While a necessary element of the solution, repositories such as PROMISE are only a part of the solution to finding motivating and convincing evidence. We described in the previous section how the gathering of evidence is always somewhat context-specific. Recently we have come to appreciate how much interpreting the evidence is also context-specific, even audience-specific. To appreciate that, we need to digress quickly to discuss a little theory.
Many software engineering problems live in a space of solutions that twists and turns like a blanket hastily thrown onto the floor. Imagine an ant searching the hills and valleys of this blanket, looking for the lowest point where, say, the software development effort and the number of defects are at a minimum.
If the problem is complex enough (and software design and software process decisions can be very complex indeed), there is no best way to find this best solution. Rather, our ant might get stuck in the wrong valley, thinking it the lowest when in fact it is not (e.g., if some ridge obscures its view of a lower neighboring valley).

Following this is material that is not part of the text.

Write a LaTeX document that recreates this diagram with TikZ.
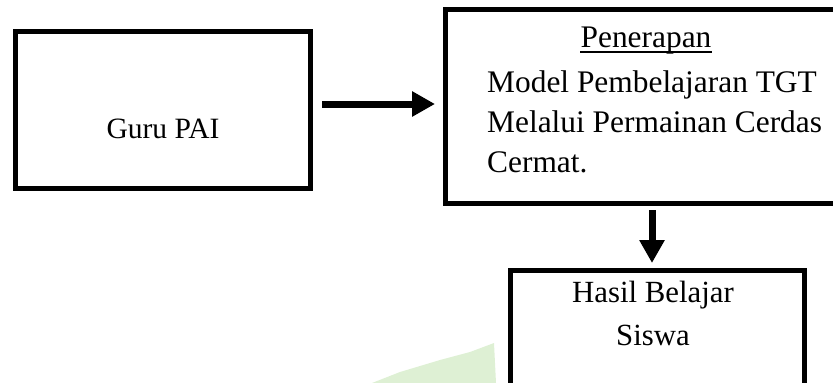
\documentclass[tikz,border=0pt]{standalone}
\usepackage{fontspec}
\setmainfont{Liberation Serif}
\usetikzlibrary{arrows.meta}
\definecolor{markgreen}{RGB}{222,240,212}
\begin{document}
\begin{tikzpicture}[x=1pt,y=-1pt,
  box/.style={draw, line width=5pt, inner sep=0pt, rectangle},
  flow/.style={line width=7pt, -{Triangle[length=23pt,width=24pt]}},
  bigtext/.style={inner sep=0pt, font=\fontsize{31.4}{40}\selectfont}
]
\useasboundingbox (0,0) rectangle (833,383);

% faint watermark patch in the lower middle
\fill[markgreen]
  (372,383) -- (400,372) -- (440,360) -- (470,352) -- (494,343) -- (496,383) -- cycle;

% boxes
\node[box, minimum width=295pt, minimum height=157pt] (guru) at (163,110) {};
\node[box, minimum width=397.5pt, minimum height=194pt] (terapan) at (644.25,106.5) {};
\node[box, minimum width=294pt, minimum height=124.5pt] (hasil) at (657.5,332.75) {};

% texts (multi-line nodes are anchored on the baseline of their last line)
\node[inner sep=0pt, font=\fontsize{29.5}{36}\selectfont, anchor=base] (gurutext) at (163,138) {Guru PAI};
\node[bigtext, anchor=base] (judul) at (646,47) {Penerapan};
\draw[line width=1.3pt] ([yshift=-5pt]judul.base west) -- ([yshift=-5pt]judul.base east);
\node[bigtext, anchor=base west, align=left] (isi) at (487,172)
  {Model Pembelajaran TGT\\Melalui Permainan Cerdas\\Cermat.};
\node[inner sep=0pt, font=\fontsize{30.8}{43}\selectfont, anchor=base, align=center] (hasiltext) at (653,345)
  {Hasil Belajar\\Siswa};

% connectors
\draw[flow] ([xshift=9pt,yshift=6pt]guru.east) -- ([xshift=-8pt,yshift=2.5pt]terapan.west);
\draw[flow, shorten <=4pt, shorten >=5pt]
  ([xshift=-5.5pt]hasil.north |- terapan.south) -- ([xshift=-5.5pt]hasil.north);
\end{tikzpicture}
\end{document}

Optimization and Artificial Intelligence (AI) algorithms use various heuristics to explore this space of options. One heuristic is to model the context of the problem, according to the goals of a particular audience, and then nudge the search in a particular direction. Imagine that the ant is on a leash and the leash is being gently pulled by the goal heuristic.
Now, here’s the kicker. These search heuristics, although useful, impose a bias on the search results. If you change the context and change the heuristic bias, these algorithms find different “best” solutions. For example, in experiments with AI searches over software process models, Green et al. used two different goal functions [Green et al. 2009]. One goal represented a safety-critical government project where we tried to reduce both the development effort and the number of defects in the delivered software. Another goal represented a more standard business situation where we were rushing software to market, all the while trying not to inject too many defects. That study examined four different projects using an AI optimizer. Each search was repeated for each goal. A striking feature of the results was that the recommendations generated using one goal were usually rejected by the other. For example, an AI search using one goal recommended increasing the time to delivery, whereas the other recommended decreasing it.
This result has major implications for any researcher trying to find evidence that convinces an audience to change the process or tools used to develop software. Rather than assume that all evidence will convince all audiences, we need to tune the evidence to the audience. It is not enough to stand on the stage and pull seemingly impressive evidence out of a hat. Even statistically strong, repeated evidence from elegant studies will not prompt any change if the evidence is about issues that are irrelevant to the audience. Put another way, we have to respect the business bias of the audience who may be asking themselves, “But what’s it all good for?”